SOURCE EXCERPT —

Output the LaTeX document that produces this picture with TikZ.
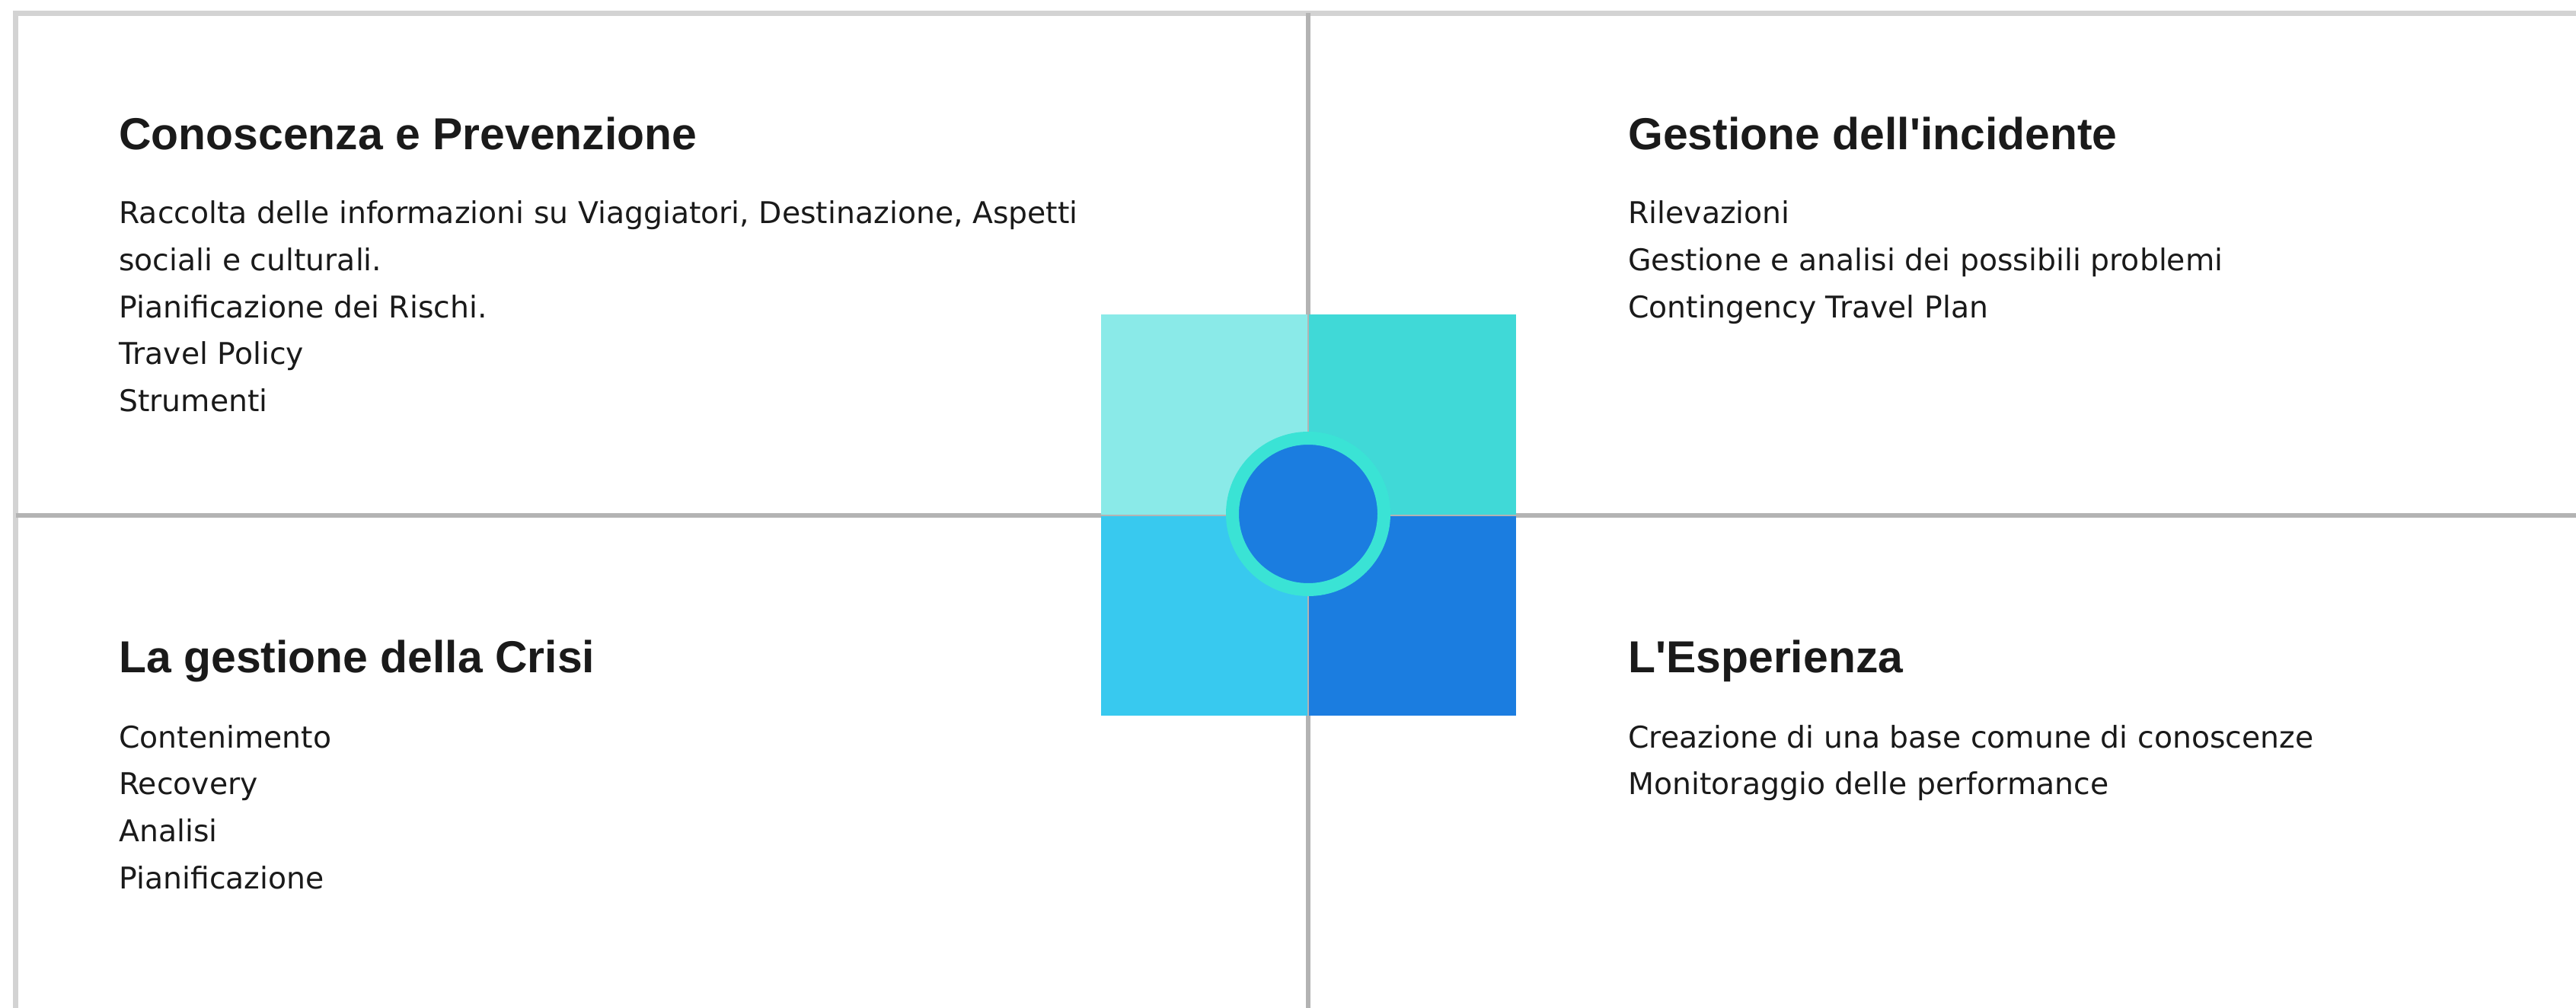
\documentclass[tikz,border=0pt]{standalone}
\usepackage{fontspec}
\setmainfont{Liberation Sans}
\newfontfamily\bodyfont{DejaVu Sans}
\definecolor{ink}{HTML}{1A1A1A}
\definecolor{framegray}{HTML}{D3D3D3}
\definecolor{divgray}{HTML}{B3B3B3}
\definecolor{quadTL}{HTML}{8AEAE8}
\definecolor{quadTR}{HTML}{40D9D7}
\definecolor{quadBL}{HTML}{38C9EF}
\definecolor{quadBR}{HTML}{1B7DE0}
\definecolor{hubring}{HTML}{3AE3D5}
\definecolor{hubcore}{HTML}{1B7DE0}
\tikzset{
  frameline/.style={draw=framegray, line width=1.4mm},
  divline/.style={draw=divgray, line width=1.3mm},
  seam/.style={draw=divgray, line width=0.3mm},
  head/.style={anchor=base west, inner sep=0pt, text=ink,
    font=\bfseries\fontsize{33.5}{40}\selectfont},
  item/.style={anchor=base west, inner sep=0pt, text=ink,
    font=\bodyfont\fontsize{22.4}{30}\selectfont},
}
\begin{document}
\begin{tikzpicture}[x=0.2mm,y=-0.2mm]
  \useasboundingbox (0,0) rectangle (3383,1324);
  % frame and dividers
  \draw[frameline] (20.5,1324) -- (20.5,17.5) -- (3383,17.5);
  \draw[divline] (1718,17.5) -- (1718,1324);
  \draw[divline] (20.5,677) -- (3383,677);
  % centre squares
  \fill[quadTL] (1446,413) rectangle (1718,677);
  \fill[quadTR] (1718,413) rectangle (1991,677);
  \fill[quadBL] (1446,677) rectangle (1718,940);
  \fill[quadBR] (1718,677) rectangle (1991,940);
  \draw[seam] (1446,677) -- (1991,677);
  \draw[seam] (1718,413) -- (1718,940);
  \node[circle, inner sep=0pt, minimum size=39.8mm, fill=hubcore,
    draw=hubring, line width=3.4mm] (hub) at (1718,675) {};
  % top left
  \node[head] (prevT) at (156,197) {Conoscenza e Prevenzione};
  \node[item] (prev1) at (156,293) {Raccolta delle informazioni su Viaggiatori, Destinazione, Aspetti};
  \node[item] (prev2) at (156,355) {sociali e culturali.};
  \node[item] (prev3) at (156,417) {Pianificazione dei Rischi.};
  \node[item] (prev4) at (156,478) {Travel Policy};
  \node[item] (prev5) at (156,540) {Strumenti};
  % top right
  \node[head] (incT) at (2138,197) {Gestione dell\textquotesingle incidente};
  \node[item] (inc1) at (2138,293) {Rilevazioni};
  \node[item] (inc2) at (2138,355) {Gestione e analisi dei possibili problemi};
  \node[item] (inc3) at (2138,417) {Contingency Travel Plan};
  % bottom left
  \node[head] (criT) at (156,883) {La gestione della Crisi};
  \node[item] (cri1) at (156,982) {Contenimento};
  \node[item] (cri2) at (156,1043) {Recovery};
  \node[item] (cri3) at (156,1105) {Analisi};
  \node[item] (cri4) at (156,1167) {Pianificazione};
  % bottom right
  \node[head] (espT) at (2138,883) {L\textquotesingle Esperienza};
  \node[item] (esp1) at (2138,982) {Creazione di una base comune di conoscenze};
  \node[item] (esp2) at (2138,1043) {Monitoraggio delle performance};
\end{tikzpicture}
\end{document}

INSTRUCTIONS TO FOLLOW —
Leave out the pictures and output the rest of the material exactly as written.

SOLUTION FOR THIS EXERCISE —
Output the LaTeX document that produces this picture with TikZ.
\documentclass[tikz,border=0pt]{standalone}
\usepackage{fontspec}
\setmainfont{Liberation Sans}
\newfontfamily\bodyfont{DejaVu Sans}
\definecolor{ink}{HTML}{1A1A1A}
\definecolor{framegray}{HTML}{D3D3D3}
\definecolor{divgray}{HTML}{B3B3B3}
\definecolor{quadTL}{HTML}{8AEAE8}
\definecolor{quadTR}{HTML}{40D9D7}
\definecolor{quadBL}{HTML}{38C9EF}
\definecolor{quadBR}{HTML}{1B7DE0}
\definecolor{hubring}{HTML}{3AE3D5}
\definecolor{hubcore}{HTML}{1B7DE0}
\tikzset{
  frameline/.style={draw=framegray, line width=1.4mm},
  divline/.style={draw=divgray, line width=1.3mm},
  seam/.style={draw=divgray, line width=0.3mm},
  head/.style={anchor=base west, inner sep=0pt, text=ink,
    font=\bfseries\fontsize{33.5}{40}\selectfont},
  item/.style={anchor=base west, inner sep=0pt, text=ink,
    font=\bodyfont\fontsize{22.4}{30}\selectfont},
}
\begin{document}
\begin{tikzpicture}[x=0.2mm,y=-0.2mm]
  \useasboundingbox (0,0) rectangle (3383,1324);
  % frame and dividers
  \draw[frameline] (20.5,1324) -- (20.5,17.5) -- (3383,17.5);
  \draw[divline] (1718,17.5) -- (1718,1324);
  \draw[divline] (20.5,677) -- (3383,677);
  % centre squares
  \fill[quadTL] (1446,413) rectangle (1718,677);
  \fill[quadTR] (1718,413) rectangle (1991,677);
  \fill[quadBL] (1446,677) rectangle (1718,940);
  \fill[quadBR] (1718,677) rectangle (1991,940);
  \draw[seam] (1446,677) -- (1991,677);
  \draw[seam] (1718,413) -- (1718,940);
  \node[circle, inner sep=0pt, minimum size=39.8mm, fill=hubcore,
    draw=hubring, line width=3.4mm] (hub) at (1718,675) {};
  % top left
  \node[head] (prevT) at (156,197) {Conoscenza e Prevenzione};
  \node[item] (prev1) at (156,293) {Raccolta delle informazioni su Viaggiatori, Destinazione, Aspetti};
  \node[item] (prev2) at (156,355) {sociali e culturali.};
  \node[item] (prev3) at (156,417) {Pianificazione dei Rischi.};
  \node[item] (prev4) at (156,478) {Travel Policy};
  \node[item] (prev5) at (156,540) {Strumenti};
  % top right
  \node[head] (incT) at (2138,197) {Gestione dell\textquotesingle incidente};
  \node[item] (inc1) at (2138,293) {Rilevazioni};
  \node[item] (inc2) at (2138,355) {Gestione e analisi dei possibili problemi};
  \node[item] (inc3) at (2138,417) {Contingency Travel Plan};
  % bottom left
  \node[head] (criT) at (156,883) {La gestione della Crisi};
  \node[item] (cri1) at (156,982) {Contenimento};
  \node[item] (cri2) at (156,1043) {Recovery};
  \node[item] (cri3) at (156,1105) {Analisi};
  \node[item] (cri4) at (156,1167) {Pianificazione};
  % bottom right
  \node[head] (espT) at (2138,883) {L\textquotesingle Esperienza};
  \node[item] (esp1) at (2138,982) {Creazione di una base comune di conoscenze};
  \node[item] (esp2) at (2138,1043) {Monitoraggio delle performance};
\end{tikzpicture}
\end{document}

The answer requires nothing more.